No Building in 1/3 of the County

By: Jason Davis
By: Jason Davis

The Panhandle has always had an abundance of natural resources.

Local governments have been struggling to find a balance between those resources and the need for new development.

Jackson County is temporarily halting new development in about one-third of the county. The six-month-long planning pause affects about 69,000 acres of the land known as the Blue Springs basin.

County planner Bryan Bair says the temporary ban is necessary and not that unusual.

"Majority of counties across Florida that have water sheds and large springs in their county, most of them already have ordinances and regulations to help tailor that growth and protect that area,” says Bair.

Blue Springs Basin has an under ground cave system. Some of it is unmapped. Some of the caverns or under water caves are only 30 feet from the surface.

"It's concern, especially in Jackson County where our cave systems tend to be more closer to the surface of the ground in this area than a lot of other counties in the state of Florida."

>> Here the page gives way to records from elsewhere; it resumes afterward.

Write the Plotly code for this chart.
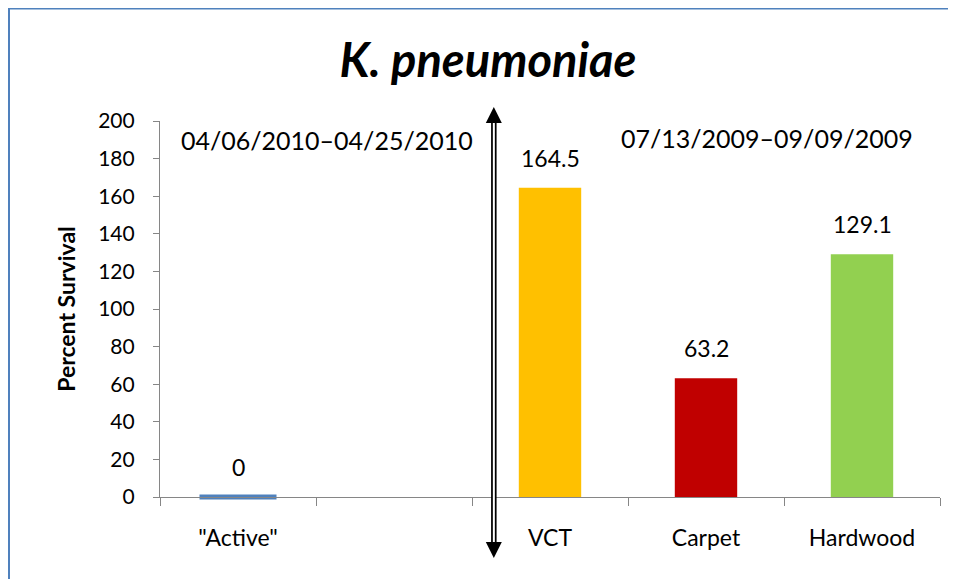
import plotly.graph_objects as go

categories = ['"Active"', " ", "VCT", "Carpet", "Hardwood"]
values = [0, None, 164.5, 63.2, 129.1]
labels = ["0", "", "164.5", "63.2", "129.1"]
colors = ["#4F81BD", "#FFFFFF", "#FFC000", "#C00000", "#92D050"]
widths = [0.49, 0.4, 0.4, 0.4, 0.4]
y_ticks = [0, 20, 40, 60, 80, 100, 120, 140, 160, 180, 200]
period_left = "04/06/2010–04/25/2010"
period_right = "07/13/2009–09/09/2009"

FONT = "Lato"

fig = go.Figure()
fig.add_trace(go.Bar(
    x=categories, y=values, width=widths,
    marker=dict(color=colors, line=dict(width=0)),
    hoverinfo="skip", showlegend=False,
))
# zero-valued bar shown as a thin bar
zero_x = [c for c, v in zip(categories, values) if v == 0]
zero_y = [v for v in values if v == 0]
fig.add_trace(go.Scatter(
    x=zero_x, y=zero_y, mode="markers",
    marker=dict(symbol="line-ew", size=55, color="#4F81BD",
                line=dict(color="#4F81BD", width=5)),
    cliponaxis=False, hoverinfo="skip", showlegend=False,
))

annotations = []
for c, v, t in zip(categories, values, labels):
    if v is None:
        continue
    annotations.append(dict(
        x=c, y=v, xref="x", yref="y", text=t, showarrow=False,
        xanchor="center", yanchor="bottom", yshift=14,
        font=dict(family=FONT, size=23, color="#000000"),
    ))
annotations.append(dict(
    x=0.214, y=0.949, xref="paper", yref="paper", text=period_left,
    xanchor="center", yanchor="middle",
    showarrow=False, font=dict(family=FONT, size=25, color="#000000"),
))
annotations.append(dict(
    x=0.778, y=0.955, xref="paper", yref="paper", text=period_right,
    xanchor="center", yanchor="middle",
    showarrow=False, font=dict(family=FONT, size=25, color="#000000"),
))
# divider double arrow heads
ARROW_X = 0.428
annotations.append(dict(
    x=ARROW_X, y=1.037, xref="paper", yref="paper", ax=0, ay=16,
    axref="pixel", ayref="pixel", text="", showarrow=True,
    arrowhead=2, arrowsize=1.6, arrowwidth=2, arrowcolor="#000000",
))
annotations.append(dict(
    x=ARROW_X, y=-0.162, xref="paper", yref="paper", ax=0, ay=-16,
    axref="pixel", ayref="pixel", text="", showarrow=True,
    arrowhead=2, arrowsize=1.6, arrowwidth=2, arrowcolor="#000000",
))

shapes = [
    dict(type="rect", xref="paper", yref="paper",
         x0=-0.1936, x1=1.05, y0=-0.3, y1=1.2992,
         line=dict(color="#4F81BD", width=2), layer="below"),
    dict(type="line", xref="paper", yref="paper",
         x0=ARROW_X, x1=ARROW_X, y0=-0.145, y1=1.02,
         line=dict(color="#000000", width=5.5), layer="above"),
    dict(type="line", xref="paper", yref="paper",
         x0=ARROW_X, x1=ARROW_X, y0=-0.14, y1=1.015,
         line=dict(color="#FFFFFF", width=2), layer="above"),
]

fig.update_layout(
    width=956, height=579,
    margin=dict(l=152, r=24, t=113, b=90),
    paper_bgcolor="#FFFFFF", plot_bgcolor="#FFFFFF",
    font=dict(family=FONT, color="#000000"),
    title=dict(text="<b><i>K. pneumoniae</i></b>", x=0.502, xanchor="center",
               y=0.910, yanchor="middle",
               font=dict(family=FONT, size=47, color="#000000")),
    bargap=0.5,
    annotations=annotations,
    shapes=shapes,
)
fig.update_xaxes(
    type="category", categoryorder="array", categoryarray=categories,
    showline=True, linecolor="#868686", linewidth=1.2,
    ticks="outside", tickson="boundaries", ticklen=8, tickcolor="#868686",
    tickfont=dict(family=FONT, size=23, color="#000000"),
    ticklabelstandoff=20, showgrid=False, zeroline=False,
    range=[-0.5, 4.5],
)
fig.update_yaxes(
    range=[0, 200], tickvals=y_ticks, ticktext=[str(t) for t in y_ticks],
    showline=True, linecolor="#868686", linewidth=1.2,
    ticks="outside", ticklen=6, tickcolor="#868686",
    tickfont=dict(family=FONT, size=21, color="#000000"),
    ticklabelstandoff=14,
    showgrid=False, zeroline=False,
    title=dict(text="<b>Percent Survival</b>", standoff=16,
               font=dict(family=FONT, size=23, color="#000000")),
)

fig.write_html("out.html")
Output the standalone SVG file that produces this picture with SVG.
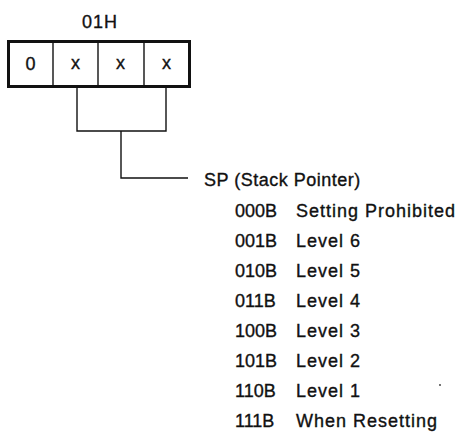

Another concern is water contamination. The large amount of farm land in the area has produced high levels of nitrate from fertilizers, that's turned up in the spring water.

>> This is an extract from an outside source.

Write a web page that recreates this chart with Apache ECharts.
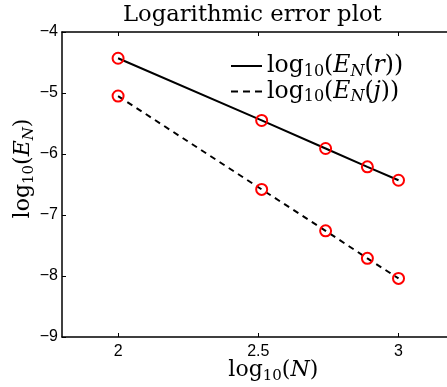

"It takes up to 17 years sometimes for water to travel from the upper part of the basin to actually go into the spring, so these nitrates have been applied years ago and are just now coming out of the springs,” says Jackson County Administrator Ted Lakey.
County officials hope to have some land use ordinances in place by the end of the six-month development pause.

Jackson County’s planning pause only applies to major developments. Single family homes in established areas are not affected.